I am a Singaporean organizer, writer, and researcher living and working on the traditional lands and waters of the Chumash people, and am currently Assistant Professor of Global Studies at the University of California, Santa Barbara. Prior to arriving at UCSB, I taught at Oberlin College, Macalester College, and the National University of Singapore. I received my Ph.D. in Political Science from the University of Minnesota, and my B.A. in English from Vassar College. I am honored to have been named a 2023 Freedom Scholar in recognition of movement leaders who participate in academia with a demonstrated commitment to supporting social movements.

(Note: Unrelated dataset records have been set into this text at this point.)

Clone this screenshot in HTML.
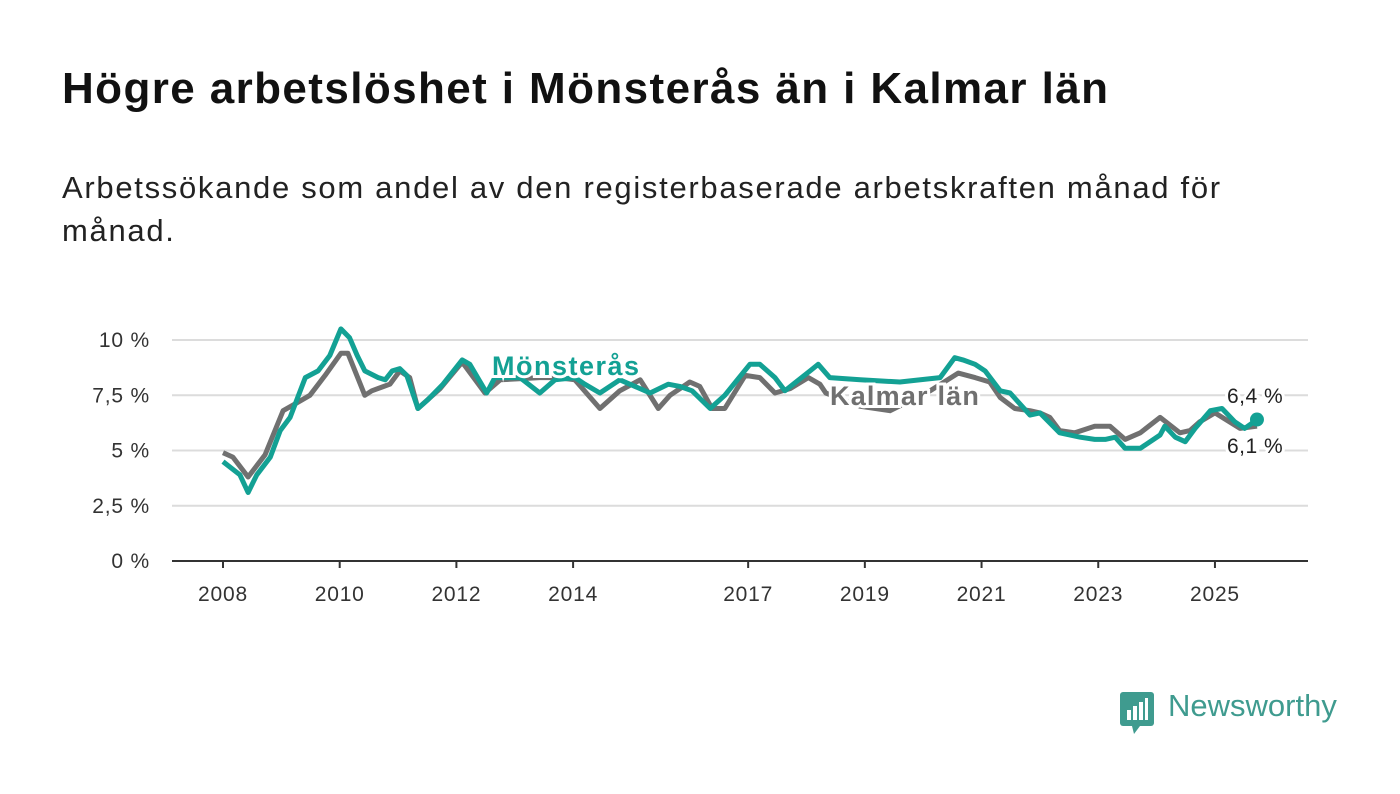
<!DOCTYPE html>
<html><head><meta charset="utf-8"><style>
body{margin:0;width:1400px;height:794px;background:#fff;font-family:"Liberation Sans",sans-serif;overflow:hidden;position:relative}
h1{position:absolute;left:62px;top:64px;margin:0;font-size:44px;letter-spacing:1.4px;font-weight:bold;color:#111}
p{position:absolute;left:62px;top:166px;margin:0;font-size:31px;letter-spacing:1.7px;line-height:43px;color:#222;width:1300px}
</style></head><body>
<h1>Högre arbetslöshet i Mönsterås än i Kalmar län</h1>
<p>Arbetssökande som andel av den registerbaserade arbetskraften månad för<br>månad.</p>
<svg id="c" width="1400" height="794" style="position:absolute;left:0;top:0"></svg>
<script>
const yTicks=[0,2.5,5,7.5,10];
const yTickLabels=["0 %","2,5 %","5 %","7,5 %","10 %"];
const xTicks=[2008,2010,2012,2014,2017,2019,2021,2023,2025];
const mDates=[2008.0,2008.29,2008.43,2008.58,2008.81,2008.98,2009.15,2009.41,2009.63,2009.83,2010.02,2010.17,2010.30,2010.43,2010.66,2010.78,2010.90,2011.03,2011.15,2011.34,2011.51,2011.77,2012.10,2012.23,2012.52,2012.66,2013.09,2013.43,2013.69,2014.03,2014.20,2014.46,2014.80,2015.32,2015.63,2015.83,2016.04,2016.35,2016.60,2017.03,2017.20,2017.46,2017.63,2018.06,2018.20,2018.40,2018.92,2019.60,2020.29,2020.54,2020.68,2020.89,2021.06,2021.32,2021.49,2021.83,2022.00,2022.34,2022.69,2022.94,2023.12,2023.29,2023.46,2023.72,2024.06,2024.14,2024.32,2024.49,2024.66,2024.92,2025.12,2025.34,2025.51,2025.72];
const mValues=[4.5,3.9,3.1,3.9,4.7,5.9,6.5,8.3,8.6,9.3,10.5,10.1,9.3,8.6,8.3,8.2,8.6,8.7,8.4,6.9,7.3,8.0,9.1,8.9,7.6,8.3,8.3,7.6,8.2,8.3,8.0,7.6,8.2,7.6,8.0,7.9,7.7,6.9,7.5,8.9,8.9,8.3,7.7,8.6,8.9,8.3,8.2,8.1,8.3,9.2,9.1,8.9,8.6,7.7,7.6,6.6,6.7,5.8,5.6,5.5,5.5,5.6,5.1,5.1,5.7,6.1,5.6,5.4,6.0,6.8,6.9,6.3,6.0,6.4];
const kDates=[2008.0,2008.17,2008.43,2008.72,2009.03,2009.23,2009.49,2009.75,2010.02,2010.14,2010.43,2010.55,2010.86,2011.03,2011.20,2011.34,2011.72,2012.10,2012.49,2012.75,2013.43,2013.74,2014.03,2014.46,2014.80,2015.15,2015.46,2015.66,2016.00,2016.17,2016.38,2016.60,2016.95,2017.20,2017.46,2017.72,2018.03,2018.23,2018.33,2018.92,2019.43,2020.12,2020.60,2020.89,2021.14,2021.32,2021.57,2021.83,2022.00,2022.17,2022.34,2022.60,2022.94,2023.20,2023.46,2023.72,2024.06,2024.40,2024.57,2024.74,2025.00,2025.43,2025.72];
const kValues=[4.9,4.7,3.8,4.8,6.8,7.1,7.5,8.4,9.4,9.4,7.5,7.7,8.0,8.6,8.3,6.9,7.8,9.0,7.6,8.2,8.3,8.3,8.2,6.9,7.7,8.2,6.9,7.5,8.1,7.9,6.9,6.9,8.4,8.3,7.6,7.8,8.3,8.0,7.6,7.0,6.8,7.7,8.5,8.3,8.1,7.4,6.9,6.8,6.7,6.5,5.9,5.8,6.1,6.1,5.5,5.8,6.5,5.8,5.9,6.3,6.7,6.0,6.1];
const svg=document.getElementById('c');const NS='http://www.w3.org/2000/svg';
const X=y=>223+(y-2008)*58.35, Y=v=>561-v*22.1;
function mk(t,a,p){const e=document.createElementNS(NS,t);for(const k in a)e.setAttribute(k,a[k]);(p||svg).appendChild(e);return e;}
yTicks.forEach((t,i)=>{
 if(t>0){const g=mk('line',{x1:172,x2:1308,y1:Y(t),y2:Y(t),stroke:'#dcdcdc','stroke-width':2});
 
 }
 const l=mk('text',{x:150,y:Y(t)+7,'text-anchor':'end','font-size':21,'letter-spacing':0.8,fill:'#333'});l.textContent=yTickLabels[i];
 
 
});
xTicks.forEach(t=>{
 const k=mk('line',{x1:X(t),x2:X(t),y1:561,y2:568,stroke:'#333','stroke-width':2});
 
 
 const l=mk('text',{x:X(t),y:601,'text-anchor':'middle','font-size':21,'letter-spacing':0.8,fill:'#333'});l.textContent=t;
 
 
});
const ax=mk('line',{x1:172,x2:1308,y1:561,y2:561,stroke:'#333','stroke-width':2});


function path(d,v,c,n){const p=mk('path',{d:d.map((x,i)=>(i?'L':'M')+X(x).toFixed(1)+','+Y(v[i]).toFixed(1)).join(''),fill:'none',stroke:c,'stroke-width':5,'stroke-linejoin':'round'});
 
 }
path(kDates,kValues,'#707070','kalmar-lan-line');
path(mDates,mValues,'#13a194','monsteras-line');
function lab(x,y,t,c,s,w,ls,n){const e=mk('text',{x:x,y:y,'font-size':s,'font-weight':w,'letter-spacing':ls,fill:c,stroke:'#fff','stroke-width':6,'paint-order':'stroke'});e.textContent=t;
 
 }
lab(492,375,'Mönsterås','#13a194',27,'bold',1.5,'monsteras-label');
lab(830,405,'Kalmar län','#707070',27,'bold',1.2,'kalmar-label');
const li=mValues.length-1;
const dot=mk('circle',{cx:X(mDates[li]),cy:Y(mValues[li]),r:7,fill:'#13a194'});


lab(1227,403,'6,4 %','#222',21,'normal',0.5,'monsteras-end-value');
lab(1227,453,'6,1 %','#222',21,'normal',0.5,'kalmar-end-value');
</script>
<div style="position:absolute;left:1120px;top:692px;display:flex;align-items:center">
 <svg width="34" height="42" viewBox="0 0 34 42"><rect x="0" y="0" width="34" height="34" rx="3" fill="#3f9b8f"/><polygon points="12,34 20,34 14,42" fill="#3f9b8f"/><rect x="7" y="18" width="4" height="10" fill="#fff"/><rect x="13" y="14" width="4" height="14" fill="#fff"/><rect x="19" y="10" width="4" height="18" fill="#fff"/><rect x="25" y="6" width="3" height="22" fill="#fff"/></svg>
 <span style="margin-left:14px;font-size:31px;color:#3f9b8f;font-weight:500;margin-top:-14px">Newsworthy</span>
</div>
</body></html>
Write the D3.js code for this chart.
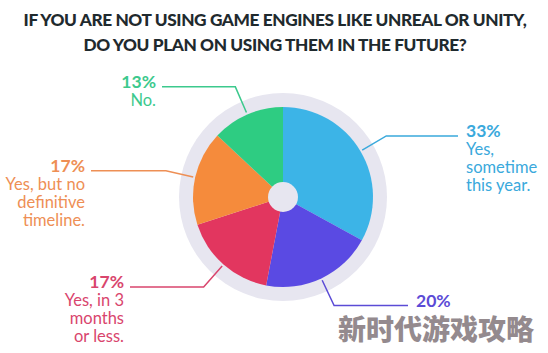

My interdisciplinary research focuses on political economy, postcolonial development, and technological change, with a specific interest in the history and present of maritime and hinterland logistical systems, on which I am writing two books. I also write about and organize around police and prison abolition. My work has been published in The Socialist Register, Review of International Studies, Antipode, Environment and Planning D: Society and Space, The Boston Review, The Nation, and other venues. I have been interviewed in news outlets including The New York Times, Los Angeles Times, The Guardian, De Correspondent, and Le Monde, and given keynotes and public talks nationally and internationally. I am also an associate editor for Environment and Planning D: Society and Space, and one of the founding faculty members for the Marxist Institute of Research.

My first monograph, The Logistics Counterrevolution: Fast Circulation, Slow Violence, and the Transpacific Empire of Capital, frames the intersecting histories of decolonization and logistics as a story of competing projects of global resource distribution. It argues that what scholars have called “the logistics revolution” of the latter half of the twentieth century is better understood as a logistics counterrevolution, a historical and ongoing project of transnational capitalist empire to demobilize labor struggles and grassroots projects of economic self-determination through the imperial and planetary entwining of global sites of extraction, production, and circulation into supply chains. My second book project, How to Beat Amazon:The Future of America’s New Working Class Struggle, co-authored with Spencer Cox, examines Amazon.com’s corporate expansion strategy and its effects on class composition in the US, and builds on collaborative research with the independent union Amazonians United to map the contours and strategies of working class struggle within and against its distribution networks. Both projects are further detailed on my research page.

I have been involved in anti-racist, abolitionist, and labor movements over the last decade in Minneapolis and California. I currently organize with Amazonians United and UC Cops off Campus.